Человек, опутанный со всех сторон конечными явлениями, ищет сферы высшей субстанциальной истины, в которой все противоположности и противоречия конечного могли бы найти свое последнее решение, а свобода могла бы найти свое полное удовлетворение. Таковой является сфера истины в самой себе, а не сфера относительно истинного. Высшая истина, истина как таковая есть решение высшей противоположности, высшего противоречия. В ней теряет свою значимость и силу противоположность между свободой и необходимостью, духом и природой, знанием и предметом, законом и влечением, теряют свою силу вообще противоположность и противоречие как таковые, какую бы форму они ни приняли. Благодаря ей обнаруживается, что свобода как субъективная свобода, взятая сама по себе и отдельно от необходимости, не представляет собой абсолютной истины; точно так же нельзя приписывать истинность изолированной необходимости, взятой сама по себе. Обыденное сознание не выбирается из этой противоположности и либо, отчаиваясь найти выход, останавливается на противоречии, либо же отбрасывает его и помогает себе как-нибудь иначе. Но философия смело вступает в глубь противоречащих друг другу определений, познает их согласно их понятию как разрешающиеся, а не как абсолютные в своей односторонности и полагает их в той гармонии и в том единстве, которые представляют собой истину. Задача философии и состоит в постижении этого понятия истины.

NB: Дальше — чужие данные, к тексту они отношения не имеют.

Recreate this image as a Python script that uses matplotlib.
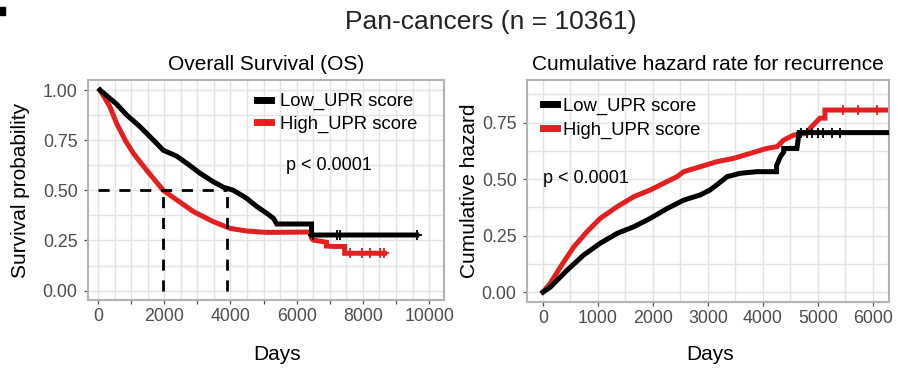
import matplotlib
matplotlib.use('Agg')

import matplotlib.pyplot as plt
import numpy as np
from matplotlib.lines import Line2D
from matplotlib.patches import Rectangle

plt.rcParams['font.family'] = ['Liberation Sans', 'DejaVu Sans']

RED = '#E41F1F'
TICK_GREY = '#4D4D4D'
GRID_GREY = '#E3E3E3'
BORDER_GREY = '#B3B3B3'

# Overall survival, Kaplan-Meier curves (days, survival probability)
os_low_days = [60, 560, 870, 1270, 1770, 1970, 2380, 2680, 3080, 3480, 3790, 4090,
               4490, 4790, 5100, 5300, 5400, 6450, 6450, 9630]
os_low_surv = [1.0, 0.93, 0.875, 0.817, 0.734, 0.70, 0.67, 0.635, 0.585, 0.543, 0.515, 0.50,
               0.46, 0.42, 0.385, 0.36, 0.332, 0.332, 0.277, 0.277]
os_high_days = [60, 360, 560, 820, 1070, 1470, 1970, 2380, 2880, 3480, 3990, 4490,
                5100, 6400, 6450, 6500, 6900, 6900, 7100, 7450, 7450, 8650]
os_high_surv = [1.0, 0.917, 0.834, 0.75, 0.684, 0.60, 0.50, 0.452, 0.394, 0.344, 0.31, 0.297,
                0.29, 0.292, 0.262, 0.252, 0.241, 0.222, 0.22, 0.22, 0.186, 0.186]
os_low_censor = [6480, 7210, 7310, 9630]
os_high_censor = [7610, 7970, 8220, 8520, 8650]
os_medians = [1960, 3900]  # High, Low

# Cumulative hazard for recurrence (days, cumulative hazard)
ch_low_days = [0, 130, 440, 740, 1040, 1350, 1650, 1950, 2260, 2560, 2860, 3040, 3160,
               3350, 3590, 3890, 4250, 4250, 4320, 4380, 4380, 4620, 4640, 4660, 6300]
ch_low_haz = [0.0, 0.021, 0.097, 0.164, 0.216, 0.26, 0.289, 0.326, 0.37, 0.407, 0.43, 0.452, 0.474,
              0.511, 0.526, 0.533, 0.533, 0.56, 0.60, 0.62, 0.636, 0.636, 0.67, 0.706, 0.706]
ch_high_days = [0, 130, 320, 560, 800, 1040, 1350, 1650, 1950, 2190, 2440, 2560, 2860,
                3160, 3470, 3770, 4070, 4260, 4380, 4560, 4800, 4860, 4920, 5040, 5130, 5130, 6300]
ch_high_haz = [0.0, 0.038, 0.112, 0.20, 0.267, 0.326, 0.378, 0.422, 0.452, 0.481, 0.511, 0.533, 0.555,
               0.577, 0.592, 0.614, 0.636, 0.644, 0.673, 0.695, 0.703, 0.725, 0.74, 0.77, 0.77, 0.806, 0.806]
ch_low_censor = [4700, 4800, 4900, 5000, 5100, 5250, 5400]
ch_high_censor = [5460, 5740, 6080]

legend_labels = ['Low_UPR score', 'High_UPR score']


def style_axes(ax, xgrid, ygrid, yticks, xticks, xlabels):
    ax.set_facecolor('white')
    for v in xgrid:
        ax.axvline(v, color=GRID_GREY, lw=1.0, zorder=0)
    for v in ygrid:
        ax.axhline(v, color=GRID_GREY, lw=1.0, zorder=0)
    ax.set_xticks(xticks)
    ax.set_xticklabels(xlabels)
    ax.set_yticks(yticks)
    ax.set_yticklabels(['%.2f' % t for t in yticks])
    ax.tick_params(colors=TICK_GREY, labelsize=12.8, length=3, width=0.9, pad=3,
                   labelcolor=TICK_GREY)
    ax.tick_params(axis='y', pad=4.5)
    for s in ax.spines.values():
        s.set_color(BORDER_GREY)
        s.set_linewidth(1.5)


fig = plt.figure(figsize=(8.98, 3.69), dpi=100)
fig.patches.append(Rectangle((0, 354 / 369), 5 / 898, 8 / 369, transform=fig.transFigure,
                             color='black', figure=fig))

fig.text(491 / 898, 1 - 22 / 369, 'Pan-cancers (n = 10361)', ha='center', va='center',
         fontsize=19, color='#222222')

# ---- left: overall survival
ax1 = fig.add_axes([88 / 898, 69 / 369, 356 / 898, 220 / 369])
ax1.set_xlim(-302, 10450)
ax1.set_ylim(-0.047, 1.05)
style_axes(ax1, np.arange(0, 10500, 500), np.arange(0, 1.01, 0.125),
           [0, 0.25, 0.5, 0.75, 1.0], np.arange(0, 10001, 1000),
           [str(v) if v % 2000 == 0 else '' for v in range(0, 10001, 1000)])

ax1.plot(os_low_days, os_low_surv, color='black', lw=3.6, solid_joinstyle='miter', zorder=3)
ax1.plot(os_high_days, os_high_surv, color=RED, lw=3.6, solid_joinstyle='miter', zorder=2)
ax1.plot(os_low_censor, np.interp(os_low_censor, os_low_days, os_low_surv), '+',
         color='black', ms=7, mew=1.3, zorder=3)
ax1.plot(os_high_censor, np.interp(os_high_censor, os_high_days, os_high_surv), '+',
         color=RED, ms=7, mew=1.3, zorder=2)

ax1.plot([0, max(os_medians)], [0.5, 0.5], color='black', lw=2, dashes=(4, 3.5), zorder=4)
for m in os_medians:
    ax1.plot([m, m], [0, 0.5], color='black', lw=2, dashes=(4, 3.5), zorder=4)

ax1.text(0.555, 0.61, 'p < 0.0001', transform=ax1.transAxes, fontsize=13, ha='left', va='center')
ax1.set_title('Overall Survival (OS)', fontsize=15, pad=7)
ax1.set_ylabel('Survival probability', fontsize=15, labelpad=9)
ax1.set_xlabel('Days', fontsize=15)
ax1.xaxis.set_label_coords(0.53, -0.205)

h1 = [Line2D([], [], color='black', lw=5), Line2D([], [], color=RED, lw=5)]
ax1.legend(h1, legend_labels, loc='upper left', bbox_to_anchor=(0.475, 0.94), frameon=False,
           fontsize=13.3, handlelength=0.75, handletextpad=0.5, labelspacing=0.27,
           borderpad=0, borderaxespad=0)

# ---- right: cumulative hazard for recurrence
ax2 = fig.add_axes([527 / 898, 67 / 369, 362 / 898, 222 / 369])
ax2.set_xlim(-291, 6296)
ax2.set_ylim(-0.044, 0.939)
style_axes(ax2, np.arange(0, 6300, 500), np.arange(0, 0.94, 0.125),
           [0, 0.25, 0.5, 0.75], np.arange(0, 6001, 1000),
           [str(v) for v in range(0, 6001, 1000)])

ax2.plot(ch_high_days, ch_high_haz, color=RED, lw=3.6, solid_joinstyle='miter', zorder=2)
ax2.plot(ch_low_days, ch_low_haz, color='black', lw=3.6, solid_joinstyle='miter', zorder=3)
ax2.plot(ch_low_censor, np.interp(ch_low_censor, ch_low_days, ch_low_haz), '+',
         color='black', ms=7, mew=1.3, zorder=3)
ax2.plot(ch_high_censor, np.interp(ch_high_censor, ch_high_days, ch_high_haz), '+',
         color=RED, ms=7, mew=1.3, zorder=2)

ax2.text(0.045, 0.555, 'p < 0.0001', transform=ax2.transAxes, fontsize=13, ha='left', va='center')
ax2.set_title('Cumulative hazard rate for recurrence', fontsize=15, pad=7)
ax2.set_ylabel('Cumulative hazard', fontsize=15, labelpad=2)
ax2.set_xlabel('Days', fontsize=15)
ax2.xaxis.set_label_coords(0.505, -0.195)

h2 = [Line2D([], [], color='black', lw=5, marker='+', ms=5, mew=1.2),
      Line2D([], [], color=RED, lw=5, marker='+', ms=5, mew=1.2)]
ax2.legend(h2, legend_labels, loc='upper left', bbox_to_anchor=(0.045, 0.92), frameon=False,
           fontsize=13.3, handlelength=0.75, handletextpad=0.3, labelspacing=0.37,
           borderpad=0, borderaxespad=0)

fig.savefig('out.png', dpi=100, facecolor='white')
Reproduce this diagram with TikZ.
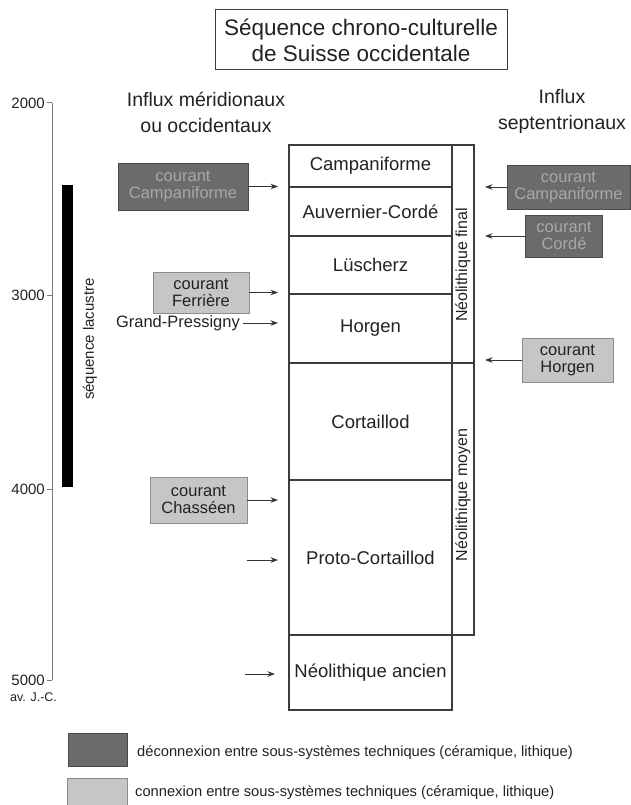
\documentclass[tikz,border=0pt]{standalone}
\usepackage{fontspec}
\setmainfont{Liberation Sans}
\usetikzlibrary{arrows.meta}
\definecolor{darkbox}{HTML}{6B6B6B}
\definecolor{darkborder}{HTML}{4A4A4A}
\definecolor{darktext}{HTML}{A8A8A8}
\definecolor{lightbox}{HTML}{C6C6C6}
\definecolor{lightborder}{HTML}{8C8C8C}
\definecolor{colline}{HTML}{3C3C3C}
\definecolor{arrcol}{HTML}{333333}
\definecolor{axiscol}{HTML}{7A7A7A}
\definecolor{txt}{HTML}{222222}
\tikzset{
  cell/.style={draw=colline, line width=1.3pt, minimum width=163pt, inner sep=0pt, text=txt, font=\fontsize{18.5}{22}\selectfont},
  sidecell/.style={draw=colline, line width=1.3pt, minimum width=22pt, inner sep=0pt},
  sidetext/.style={rotate=90, inner sep=0pt, text=txt, font=\fontsize{16}{18}\selectfont},
  darkc/.style={draw=darkborder, line width=0.8pt, fill=darkbox, text=darktext, align=center, inner sep=0pt, font=\fontsize{16.5}{17}\selectfont},
  lightc/.style={draw=lightborder, line width=0.8pt, fill=lightbox, text=txt, align=center, inner sep=0pt, font=\fontsize{16.5}{17}\selectfont},
  arr/.style={draw=arrcol, line width=0.9pt, -{Stealth[length=7.5pt,width=5.5pt]}},
  axisline/.style={draw=axiscol, line width=1pt},
  axlabel/.style={anchor=east, inner sep=0pt, text=txt, font=\fontsize{15}{17}\selectfont},
  header/.style={align=center, text=txt, font=\fontsize{19.5}{26}\selectfont},
  legtext/.style={anchor=west, inner sep=0pt, text=txt, font=\fontsize{14.7}{16}\selectfont}
}
\begin{document}
\begin{tikzpicture}[x=1pt,y=-1pt]
\useasboundingbox (0,0) rectangle (631,805);

% title
\node[draw=colline, line width=1pt, fill=white, minimum width=292pt, minimum height=60pt, align=center, inner sep=0pt, text=txt, font=\fontsize{22.5}{26}\selectfont] (title) at (361,40) {Séquence chrono-culturelle\\de Suisse occidentale};

% headers
\node[header] (hl) at (206,112) {Influx méridionaux\\ou occidentaux};
\node[header] (hr) at (562,111) {Influx\\septentrionaux};

% time axis
\coordinate (axtop) at (52,103);
\coordinate (axbot) at (52,680);
\draw[axisline] (axtop) -- (axbot);
\foreach \y/\l in {103/2000, 295/3000, 489/4000, 680/5000} {
  \coordinate (tk\l) at (47,\y);
  \coordinate (tr\l) at (52,\y);
  \draw[axisline] (tk\l) -- (tr\l);
  \node[axlabel] (lab\l) at (45,\y) {\l};
}
\node[anchor=west, inner sep=0pt, text=txt, font=\fontsize{12.5}{14}\selectfont] (avjc) at (10,697) {av. J.-C.};

% lacustrine sequence bar
\fill[black] (62,185) rectangle (73,487);
\node[rotate=90, inner sep=0pt, text=txt, font=\fontsize{15}{17}\selectfont] (lac) at (90,339) {séquence lacustre};

% central column
\node[cell, minimum height=42pt] (c1) at (370.5,166) {Campaniforme};
\node[cell, minimum height=49pt] (c2) at (370.5,211.5) {Auvernier-Cordé};
\node[cell, minimum height=58pt] (c3) at (370.5,265) {Lüscherz};
\node[cell, minimum height=69pt] (c4) at (370.5,328.5) {Horgen};
\node[cell, minimum height=117pt] (c5) at (370.5,421.5) {Cortaillod};
\node[cell, minimum height=155pt] (c6) at (370.5,557.5) {Proto-Cortaillod};
\node[cell, minimum height=75pt] (c7) at (370.5,672.5) {Néolithique ancien};

\node[sidecell, minimum height=218pt] (s1) at (463,254) {};
\node[sidecell, minimum height=272pt] (s2) at (463,499) {};
\node[sidetext] (t1) at (463,265) {Néolithique final};
\node[sidetext] (t2) at (463,495) {Néolithique moyen};

% left influences
\node[darkc, minimum width=130pt, minimum height=47pt] (bl1) at (183,186.5) {courant\\Campaniforme};
\node[lightc, minimum width=96pt, minimum height=41pt] (bl2) at (201,292.5) {courant\\Ferrière};
\node[inner sep=0pt, anchor=east, text=txt, font=\fontsize{16.5}{18}\selectfont] (gp) at (240,323) {Grand-Pressigny};
\node[lightc, minimum width=97pt, minimum height=46pt] (bl3) at (198.5,500) {courant\\Chasséen};

\coordinate (pL1) at (278,186.5);
\coordinate (pL2) at (278,292.5);
\coordinate (pL3) at (278,323);
\coordinate (pL4) at (278,500);
\coordinate (sL5) at (247,560);
\coordinate (pL5) at (278,560);
\coordinate (sL6) at (245,674);
\coordinate (pL6) at (275,674);

\draw[arr] (bl1.east) -- (pL1);
\draw[arr] (bl2.east) -- (pL2);
\draw[arr] ([xshift=3pt]gp.east) -- (pL3);
\draw[arr] (bl3.east) -- (pL4);
\draw[arr] (sL5) -- (pL5);
\draw[arr] (sL6) -- (pL6);

% right influences
\node[darkc, minimum width=123pt, minimum height=44pt] (br1) at (568.5,187) {courant\\Campaniforme};
\node[darkc, minimum width=77pt, minimum height=42pt] (br2) at (564,236) {courant\\Cordé};
\node[lightc, minimum width=91pt, minimum height=44pt] (br3) at (567.5,360) {courant\\Horgen};

\coordinate (pR1) at (485,187);
\coordinate (pR2) at (485,236);
\coordinate (pR3) at (485,360);
\draw[arr] (br1.west) -- (pR1);
\draw[arr] (br2.west) -- (pR2);
\draw[arr] (br3.west) -- (pR3);

% legend
\node[fill=darkbox, draw=darkborder, line width=0.8pt, minimum width=59pt, minimum height=33pt, inner sep=0pt] (lg1) at (97.5,749.5) {};
\node[fill=lightbox, draw=lightborder, line width=0.8pt, minimum width=60pt, minimum height=30pt, inner sep=0pt] (lg2) at (97,793) {};
\node[legtext] (lt1) at (137,753) {déconnexion entre sous-systèmes techniques (céramique, lithique)};
\node[legtext] (lt2) at (135,793) {connexion entre sous-systèmes techniques (céramique, lithique)};
\end{tikzpicture}
\end{document}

Хотя философия познает понятие во всем и вследствие этого лишь она является постигающим в понятии, истинным мышлением, однако понятие — истина в себе — есть одно, а соответствующее или не соответствующее ей существование есть нечто совершенно другое. В конечной действительности определения, принадлежащие истине, выявляются перед нами как внеположность, разъединенность того, что согласно своей истине нераздельно. Так, например, живое существо есть индивид, но в качестве субъекта оно вступает в антагонизм с окружающей его неорганической природой. Понятие содержит в себе эти стороны как примиренные; конечное же существование отрывает их друг от друга и вследствие этого является реальностью, несоразмерной понятию и истине.

Таким образом, понятие находится повсюду, но дело заключается в том, становится ли понятие действительным согласно своей истине в таком единстве, в котором особенные стороны и противоположности не сохраняют по отношению друг к другу реальной самостоятельности и неподатливости, а имеют значение только как принадлежащие идее примиренные, свободно согласующиеся друг с другом моменты. Лишь действительность этого высшего единства есть область истины, свободы и удовлетворения. Жизнь в этой сфере, это наслаждение истиной, которое как чувство есть блаженство, а как мышление есть познание, мы можем, в общем, обозначить как жизнь в религии. Ибо религия есть та всеобщая сфера, в которой единая конкретная целостность осознается человеком как его собственная сущность и вместе с тем как сущность природы, и только эта истинная действительность оказывается для него наивысшей силой, властвующей над всем особенным и конечным, силой, которая приводит к высшему и абсолютному единству все дотоле разрозненное и противоположное.